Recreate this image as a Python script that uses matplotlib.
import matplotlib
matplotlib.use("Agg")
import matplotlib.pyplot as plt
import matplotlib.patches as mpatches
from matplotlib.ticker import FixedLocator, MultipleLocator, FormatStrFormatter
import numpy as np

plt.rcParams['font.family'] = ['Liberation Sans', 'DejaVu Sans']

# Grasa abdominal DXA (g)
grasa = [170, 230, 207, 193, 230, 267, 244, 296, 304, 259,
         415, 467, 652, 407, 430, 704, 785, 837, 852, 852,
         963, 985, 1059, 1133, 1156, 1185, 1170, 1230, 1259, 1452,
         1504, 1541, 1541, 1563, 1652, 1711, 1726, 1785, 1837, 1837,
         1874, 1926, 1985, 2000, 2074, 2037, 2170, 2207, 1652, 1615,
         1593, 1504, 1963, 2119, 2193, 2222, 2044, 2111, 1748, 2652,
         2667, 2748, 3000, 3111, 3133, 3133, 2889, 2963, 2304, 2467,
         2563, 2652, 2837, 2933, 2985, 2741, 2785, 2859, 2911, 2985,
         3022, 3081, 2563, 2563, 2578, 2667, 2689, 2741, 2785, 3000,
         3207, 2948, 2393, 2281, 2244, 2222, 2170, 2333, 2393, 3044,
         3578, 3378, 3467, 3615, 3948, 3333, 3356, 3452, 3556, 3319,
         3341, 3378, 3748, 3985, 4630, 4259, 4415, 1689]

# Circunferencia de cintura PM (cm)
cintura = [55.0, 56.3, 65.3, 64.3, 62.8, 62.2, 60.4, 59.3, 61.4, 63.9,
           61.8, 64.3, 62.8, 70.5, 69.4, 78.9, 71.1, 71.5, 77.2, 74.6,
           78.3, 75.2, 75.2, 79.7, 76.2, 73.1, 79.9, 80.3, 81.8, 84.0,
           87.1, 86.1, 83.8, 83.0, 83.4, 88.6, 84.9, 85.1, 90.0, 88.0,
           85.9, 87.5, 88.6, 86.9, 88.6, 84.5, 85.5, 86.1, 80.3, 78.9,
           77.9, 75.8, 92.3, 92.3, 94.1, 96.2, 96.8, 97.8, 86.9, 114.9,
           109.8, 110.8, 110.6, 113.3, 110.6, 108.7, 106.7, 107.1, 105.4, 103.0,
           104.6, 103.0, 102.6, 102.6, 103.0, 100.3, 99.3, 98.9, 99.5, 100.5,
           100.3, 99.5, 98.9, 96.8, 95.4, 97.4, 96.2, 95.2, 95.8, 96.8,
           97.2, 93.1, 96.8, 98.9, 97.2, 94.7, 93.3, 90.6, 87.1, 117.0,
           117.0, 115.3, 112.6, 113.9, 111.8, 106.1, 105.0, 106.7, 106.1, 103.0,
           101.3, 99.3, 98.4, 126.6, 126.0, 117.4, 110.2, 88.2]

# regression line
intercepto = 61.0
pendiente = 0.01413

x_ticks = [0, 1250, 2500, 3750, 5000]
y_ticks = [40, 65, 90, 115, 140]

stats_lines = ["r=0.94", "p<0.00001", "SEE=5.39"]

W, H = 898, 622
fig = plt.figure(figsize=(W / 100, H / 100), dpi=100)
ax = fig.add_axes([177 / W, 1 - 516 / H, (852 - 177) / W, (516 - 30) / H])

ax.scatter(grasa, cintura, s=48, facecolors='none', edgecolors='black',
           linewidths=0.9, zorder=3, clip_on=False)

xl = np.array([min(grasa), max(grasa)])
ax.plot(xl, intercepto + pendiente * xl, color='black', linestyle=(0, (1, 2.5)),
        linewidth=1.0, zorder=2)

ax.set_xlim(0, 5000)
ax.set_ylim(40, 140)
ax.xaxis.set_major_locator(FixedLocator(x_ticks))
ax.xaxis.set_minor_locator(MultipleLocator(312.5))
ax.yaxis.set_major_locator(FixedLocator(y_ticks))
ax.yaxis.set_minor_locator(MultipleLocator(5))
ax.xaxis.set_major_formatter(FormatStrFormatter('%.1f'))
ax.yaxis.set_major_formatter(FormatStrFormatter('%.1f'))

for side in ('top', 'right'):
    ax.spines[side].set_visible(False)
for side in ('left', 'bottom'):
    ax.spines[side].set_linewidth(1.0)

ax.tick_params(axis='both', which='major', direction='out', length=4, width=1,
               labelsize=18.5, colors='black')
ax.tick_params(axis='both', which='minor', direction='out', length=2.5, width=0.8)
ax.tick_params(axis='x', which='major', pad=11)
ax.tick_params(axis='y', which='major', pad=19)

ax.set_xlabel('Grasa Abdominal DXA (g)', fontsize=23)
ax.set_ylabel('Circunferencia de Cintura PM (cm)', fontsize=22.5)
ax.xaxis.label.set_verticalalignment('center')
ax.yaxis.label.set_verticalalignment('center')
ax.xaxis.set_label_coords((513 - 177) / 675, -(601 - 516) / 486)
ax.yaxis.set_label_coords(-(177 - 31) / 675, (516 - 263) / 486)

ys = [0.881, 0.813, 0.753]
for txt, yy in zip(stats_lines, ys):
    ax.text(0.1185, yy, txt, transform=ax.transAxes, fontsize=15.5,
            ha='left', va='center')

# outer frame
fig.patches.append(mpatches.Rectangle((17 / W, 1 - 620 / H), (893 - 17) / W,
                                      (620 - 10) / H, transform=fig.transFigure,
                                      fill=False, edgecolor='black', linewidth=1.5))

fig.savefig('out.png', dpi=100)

• _WHAT YOU WILL DO_
Go through the material above line by line and copy it exactly.

• _FINISHED ANSWER_
Recreate this image as a Python script that uses matplotlib.
import matplotlib
matplotlib.use("Agg")
import matplotlib.pyplot as plt
import matplotlib.patches as mpatches
from matplotlib.ticker import FixedLocator, MultipleLocator, FormatStrFormatter
import numpy as np

plt.rcParams['font.family'] = ['Liberation Sans', 'DejaVu Sans']

# Grasa abdominal DXA (g)
grasa = [170, 230, 207, 193, 230, 267, 244, 296, 304, 259,
         415, 467, 652, 407, 430, 704, 785, 837, 852, 852,
         963, 985, 1059, 1133, 1156, 1185, 1170, 1230, 1259, 1452,
         1504, 1541, 1541, 1563, 1652, 1711, 1726, 1785, 1837, 1837,
         1874, 1926, 1985, 2000, 2074, 2037, 2170, 2207, 1652, 1615,
         1593, 1504, 1963, 2119, 2193, 2222, 2044, 2111, 1748, 2652,
         2667, 2748, 3000, 3111, 3133, 3133, 2889, 2963, 2304, 2467,
         2563, 2652, 2837, 2933, 2985, 2741, 2785, 2859, 2911, 2985,
         3022, 3081, 2563, 2563, 2578, 2667, 2689, 2741, 2785, 3000,
         3207, 2948, 2393, 2281, 2244, 2222, 2170, 2333, 2393, 3044,
         3578, 3378, 3467, 3615, 3948, 3333, 3356, 3452, 3556, 3319,
         3341, 3378, 3748, 3985, 4630, 4259, 4415, 1689]

# Circunferencia de cintura PM (cm)
cintura = [55.0, 56.3, 65.3, 64.3, 62.8, 62.2, 60.4, 59.3, 61.4, 63.9,
           61.8, 64.3, 62.8, 70.5, 69.4, 78.9, 71.1, 71.5, 77.2, 74.6,
           78.3, 75.2, 75.2, 79.7, 76.2, 73.1, 79.9, 80.3, 81.8, 84.0,
           87.1, 86.1, 83.8, 83.0, 83.4, 88.6, 84.9, 85.1, 90.0, 88.0,
           85.9, 87.5, 88.6, 86.9, 88.6, 84.5, 85.5, 86.1, 80.3, 78.9,
           77.9, 75.8, 92.3, 92.3, 94.1, 96.2, 96.8, 97.8, 86.9, 114.9,
           109.8, 110.8, 110.6, 113.3, 110.6, 108.7, 106.7, 107.1, 105.4, 103.0,
           104.6, 103.0, 102.6, 102.6, 103.0, 100.3, 99.3, 98.9, 99.5, 100.5,
           100.3, 99.5, 98.9, 96.8, 95.4, 97.4, 96.2, 95.2, 95.8, 96.8,
           97.2, 93.1, 96.8, 98.9, 97.2, 94.7, 93.3, 90.6, 87.1, 117.0,
           117.0, 115.3, 112.6, 113.9, 111.8, 106.1, 105.0, 106.7, 106.1, 103.0,
           101.3, 99.3, 98.4, 126.6, 126.0, 117.4, 110.2, 88.2]

# regression line
intercepto = 61.0
pendiente = 0.01413

x_ticks = [0, 1250, 2500, 3750, 5000]
y_ticks = [40, 65, 90, 115, 140]

stats_lines = ["r=0.94", "p<0.00001", "SEE=5.39"]

W, H = 898, 622
fig = plt.figure(figsize=(W / 100, H / 100), dpi=100)
ax = fig.add_axes([177 / W, 1 - 516 / H, (852 - 177) / W, (516 - 30) / H])

ax.scatter(grasa, cintura, s=48, facecolors='none', edgecolors='black',
           linewidths=0.9, zorder=3, clip_on=False)

xl = np.array([min(grasa), max(grasa)])
ax.plot(xl, intercepto + pendiente * xl, color='black', linestyle=(0, (1, 2.5)),
        linewidth=1.0, zorder=2)

ax.set_xlim(0, 5000)
ax.set_ylim(40, 140)
ax.xaxis.set_major_locator(FixedLocator(x_ticks))
ax.xaxis.set_minor_locator(MultipleLocator(312.5))
ax.yaxis.set_major_locator(FixedLocator(y_ticks))
ax.yaxis.set_minor_locator(MultipleLocator(5))
ax.xaxis.set_major_formatter(FormatStrFormatter('%.1f'))
ax.yaxis.set_major_formatter(FormatStrFormatter('%.1f'))

for side in ('top', 'right'):
    ax.spines[side].set_visible(False)
for side in ('left', 'bottom'):
    ax.spines[side].set_linewidth(1.0)

ax.tick_params(axis='both', which='major', direction='out', length=4, width=1,
               labelsize=18.5, colors='black')
ax.tick_params(axis='both', which='minor', direction='out', length=2.5, width=0.8)
ax.tick_params(axis='x', which='major', pad=11)
ax.tick_params(axis='y', which='major', pad=19)

ax.set_xlabel('Grasa Abdominal DXA (g)', fontsize=23)
ax.set_ylabel('Circunferencia de Cintura PM (cm)', fontsize=22.5)
ax.xaxis.label.set_verticalalignment('center')
ax.yaxis.label.set_verticalalignment('center')
ax.xaxis.set_label_coords((513 - 177) / 675, -(601 - 516) / 486)
ax.yaxis.set_label_coords(-(177 - 31) / 675, (516 - 263) / 486)

ys = [0.881, 0.813, 0.753]
for txt, yy in zip(stats_lines, ys):
    ax.text(0.1185, yy, txt, transform=ax.transAxes, fontsize=15.5,
            ha='left', va='center')

# outer frame
fig.patches.append(mpatches.Rectangle((17 / W, 1 - 620 / H), (893 - 17) / W,
                                      (620 - 10) / H, transform=fig.transFigure,
                                      fill=False, edgecolor='black', linewidth=1.5))

fig.savefig('out.png', dpi=100)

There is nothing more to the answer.